PROBLEM STATEMENT - Transcribe the data in full and exactly, omitting any pictures.

RECORDED INFORMATION -
%%
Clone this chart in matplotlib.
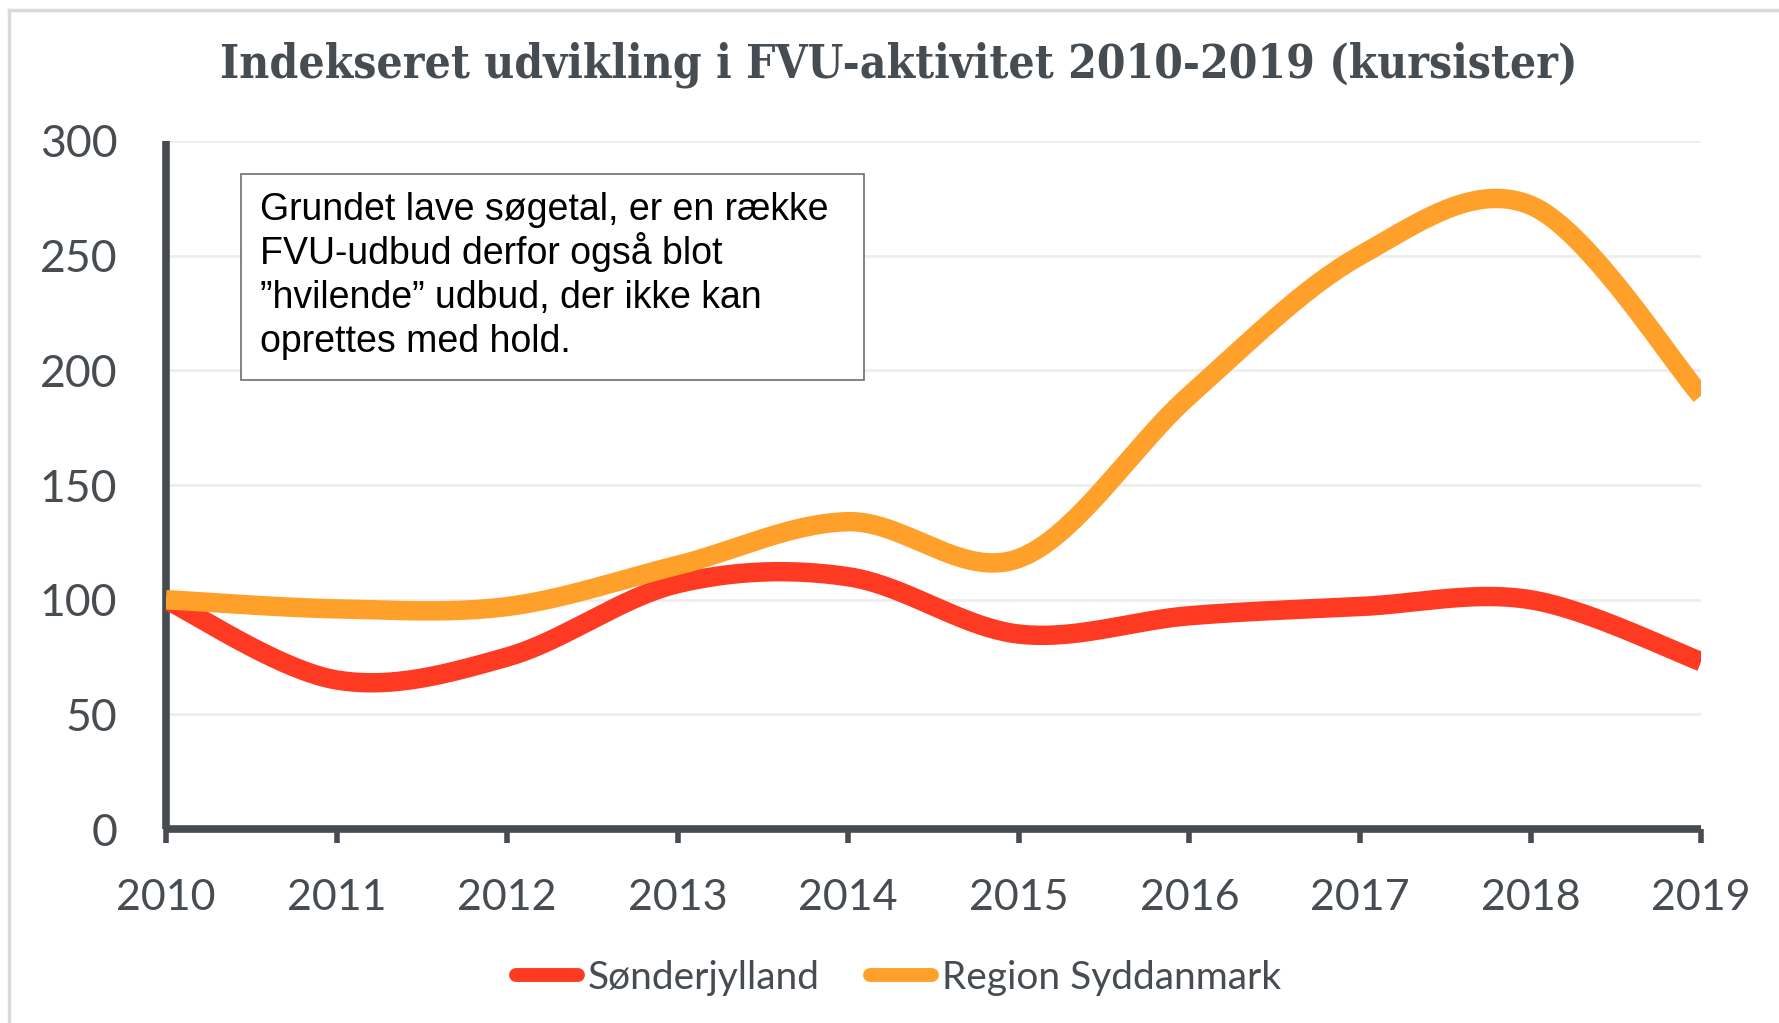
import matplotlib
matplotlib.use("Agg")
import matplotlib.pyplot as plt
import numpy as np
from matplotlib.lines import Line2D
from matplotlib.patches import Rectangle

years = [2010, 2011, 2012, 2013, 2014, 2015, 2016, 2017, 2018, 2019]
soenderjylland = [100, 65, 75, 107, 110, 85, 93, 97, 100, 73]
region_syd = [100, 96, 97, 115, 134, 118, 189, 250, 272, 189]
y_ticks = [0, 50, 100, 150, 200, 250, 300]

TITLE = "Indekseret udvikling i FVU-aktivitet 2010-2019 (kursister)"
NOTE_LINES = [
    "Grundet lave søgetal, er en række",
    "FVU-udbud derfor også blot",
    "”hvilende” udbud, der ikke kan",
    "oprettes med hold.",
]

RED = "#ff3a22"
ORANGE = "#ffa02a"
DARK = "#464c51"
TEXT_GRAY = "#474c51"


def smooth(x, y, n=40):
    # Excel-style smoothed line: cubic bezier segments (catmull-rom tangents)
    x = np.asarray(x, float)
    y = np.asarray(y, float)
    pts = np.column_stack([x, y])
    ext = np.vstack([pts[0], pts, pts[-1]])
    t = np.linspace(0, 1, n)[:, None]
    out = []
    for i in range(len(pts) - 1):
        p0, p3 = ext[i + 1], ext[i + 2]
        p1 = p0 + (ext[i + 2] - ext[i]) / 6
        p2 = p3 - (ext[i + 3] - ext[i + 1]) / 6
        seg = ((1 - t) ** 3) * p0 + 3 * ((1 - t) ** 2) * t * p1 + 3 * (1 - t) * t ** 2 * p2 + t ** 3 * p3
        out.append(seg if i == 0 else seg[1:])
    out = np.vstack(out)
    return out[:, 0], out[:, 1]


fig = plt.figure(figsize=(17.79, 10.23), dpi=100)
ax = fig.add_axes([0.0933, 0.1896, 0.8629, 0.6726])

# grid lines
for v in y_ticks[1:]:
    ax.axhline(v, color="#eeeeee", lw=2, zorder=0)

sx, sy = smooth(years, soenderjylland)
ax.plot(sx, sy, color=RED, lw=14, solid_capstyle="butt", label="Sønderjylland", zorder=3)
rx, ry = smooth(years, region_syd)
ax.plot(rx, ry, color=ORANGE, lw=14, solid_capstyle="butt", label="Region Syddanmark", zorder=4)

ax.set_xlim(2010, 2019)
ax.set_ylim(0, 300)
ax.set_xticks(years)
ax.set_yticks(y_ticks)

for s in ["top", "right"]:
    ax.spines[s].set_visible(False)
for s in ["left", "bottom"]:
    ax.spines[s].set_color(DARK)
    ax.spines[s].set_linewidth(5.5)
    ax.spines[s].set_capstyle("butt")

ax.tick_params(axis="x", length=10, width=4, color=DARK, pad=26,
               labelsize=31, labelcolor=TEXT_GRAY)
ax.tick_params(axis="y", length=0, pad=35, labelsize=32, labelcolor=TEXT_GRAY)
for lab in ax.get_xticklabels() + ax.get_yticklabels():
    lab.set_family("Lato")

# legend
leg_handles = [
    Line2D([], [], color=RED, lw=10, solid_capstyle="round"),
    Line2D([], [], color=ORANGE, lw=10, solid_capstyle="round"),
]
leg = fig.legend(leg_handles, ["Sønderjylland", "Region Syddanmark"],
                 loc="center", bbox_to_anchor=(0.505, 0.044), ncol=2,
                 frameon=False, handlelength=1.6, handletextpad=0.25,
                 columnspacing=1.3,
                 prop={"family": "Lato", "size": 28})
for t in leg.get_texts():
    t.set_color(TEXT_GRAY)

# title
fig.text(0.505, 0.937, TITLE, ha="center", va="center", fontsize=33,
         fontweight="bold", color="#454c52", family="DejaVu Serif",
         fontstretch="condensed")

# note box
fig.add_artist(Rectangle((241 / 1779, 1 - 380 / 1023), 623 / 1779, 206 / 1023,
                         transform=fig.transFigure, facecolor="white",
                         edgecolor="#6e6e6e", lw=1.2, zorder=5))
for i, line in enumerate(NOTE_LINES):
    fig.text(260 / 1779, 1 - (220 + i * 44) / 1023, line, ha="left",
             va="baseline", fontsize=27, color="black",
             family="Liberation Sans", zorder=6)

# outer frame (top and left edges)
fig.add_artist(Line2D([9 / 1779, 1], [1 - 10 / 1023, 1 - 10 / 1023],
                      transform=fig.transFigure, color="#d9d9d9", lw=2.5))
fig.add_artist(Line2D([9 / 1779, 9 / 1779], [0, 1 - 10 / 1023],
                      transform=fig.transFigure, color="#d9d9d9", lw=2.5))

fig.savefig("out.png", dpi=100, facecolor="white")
%%
THE RESULT -
Clone this chart in matplotlib.
import matplotlib
matplotlib.use("Agg")
import matplotlib.pyplot as plt
import numpy as np
from matplotlib.lines import Line2D
from matplotlib.patches import Rectangle

years = [2010, 2011, 2012, 2013, 2014, 2015, 2016, 2017, 2018, 2019]
soenderjylland = [100, 65, 75, 107, 110, 85, 93, 97, 100, 73]
region_syd = [100, 96, 97, 115, 134, 118, 189, 250, 272, 189]
y_ticks = [0, 50, 100, 150, 200, 250, 300]

TITLE = "Indekseret udvikling i FVU-aktivitet 2010-2019 (kursister)"
NOTE_LINES = [
    "Grundet lave søgetal, er en række",
    "FVU-udbud derfor også blot",
    "”hvilende” udbud, der ikke kan",
    "oprettes med hold.",
]

RED = "#ff3a22"
ORANGE = "#ffa02a"
DARK = "#464c51"
TEXT_GRAY = "#474c51"


def smooth(x, y, n=40):
    # Excel-style smoothed line: cubic bezier segments (catmull-rom tangents)
    x = np.asarray(x, float)
    y = np.asarray(y, float)
    pts = np.column_stack([x, y])
    ext = np.vstack([pts[0], pts, pts[-1]])
    t = np.linspace(0, 1, n)[:, None]
    out = []
    for i in range(len(pts) - 1):
        p0, p3 = ext[i + 1], ext[i + 2]
        p1 = p0 + (ext[i + 2] - ext[i]) / 6
        p2 = p3 - (ext[i + 3] - ext[i + 1]) / 6
        seg = ((1 - t) ** 3) * p0 + 3 * ((1 - t) ** 2) * t * p1 + 3 * (1 - t) * t ** 2 * p2 + t ** 3 * p3
        out.append(seg if i == 0 else seg[1:])
    out = np.vstack(out)
    return out[:, 0], out[:, 1]


fig = plt.figure(figsize=(17.79, 10.23), dpi=100)
ax = fig.add_axes([0.0933, 0.1896, 0.8629, 0.6726])

# grid lines
for v in y_ticks[1:]:
    ax.axhline(v, color="#eeeeee", lw=2, zorder=0)

sx, sy = smooth(years, soenderjylland)
ax.plot(sx, sy, color=RED, lw=14, solid_capstyle="butt", label="Sønderjylland", zorder=3)
rx, ry = smooth(years, region_syd)
ax.plot(rx, ry, color=ORANGE, lw=14, solid_capstyle="butt", label="Region Syddanmark", zorder=4)

ax.set_xlim(2010, 2019)
ax.set_ylim(0, 300)
ax.set_xticks(years)
ax.set_yticks(y_ticks)

for s in ["top", "right"]:
    ax.spines[s].set_visible(False)
for s in ["left", "bottom"]:
    ax.spines[s].set_color(DARK)
    ax.spines[s].set_linewidth(5.5)
    ax.spines[s].set_capstyle("butt")

ax.tick_params(axis="x", length=10, width=4, color=DARK, pad=26,
               labelsize=31, labelcolor=TEXT_GRAY)
ax.tick_params(axis="y", length=0, pad=35, labelsize=32, labelcolor=TEXT_GRAY)
for lab in ax.get_xticklabels() + ax.get_yticklabels():
    lab.set_family("Lato")

# legend
leg_handles = [
    Line2D([], [], color=RED, lw=10, solid_capstyle="round"),
    Line2D([], [], color=ORANGE, lw=10, solid_capstyle="round"),
]
leg = fig.legend(leg_handles, ["Sønderjylland", "Region Syddanmark"],
                 loc="center", bbox_to_anchor=(0.505, 0.044), ncol=2,
                 frameon=False, handlelength=1.6, handletextpad=0.25,
                 columnspacing=1.3,
                 prop={"family": "Lato", "size": 28})
for t in leg.get_texts():
    t.set_color(TEXT_GRAY)

# title
fig.text(0.505, 0.937, TITLE, ha="center", va="center", fontsize=33,
         fontweight="bold", color="#454c52", family="DejaVu Serif",
         fontstretch="condensed")

# note box
fig.add_artist(Rectangle((241 / 1779, 1 - 380 / 1023), 623 / 1779, 206 / 1023,
                         transform=fig.transFigure, facecolor="white",
                         edgecolor="#6e6e6e", lw=1.2, zorder=5))
for i, line in enumerate(NOTE_LINES):
    fig.text(260 / 1779, 1 - (220 + i * 44) / 1023, line, ha="left",
             va="baseline", fontsize=27, color="black",
             family="Liberation Sans", zorder=6)

# outer frame (top and left edges)
fig.add_artist(Line2D([9 / 1779, 1], [1 - 10 / 1023, 1 - 10 / 1023],
                      transform=fig.transFigure, color="#d9d9d9", lw=2.5))
fig.add_artist(Line2D([9 / 1779, 9 / 1779], [0, 1 - 10 / 1023],
                      transform=fig.transFigure, color="#d9d9d9", lw=2.5))

fig.savefig("out.png", dpi=100, facecolor="white")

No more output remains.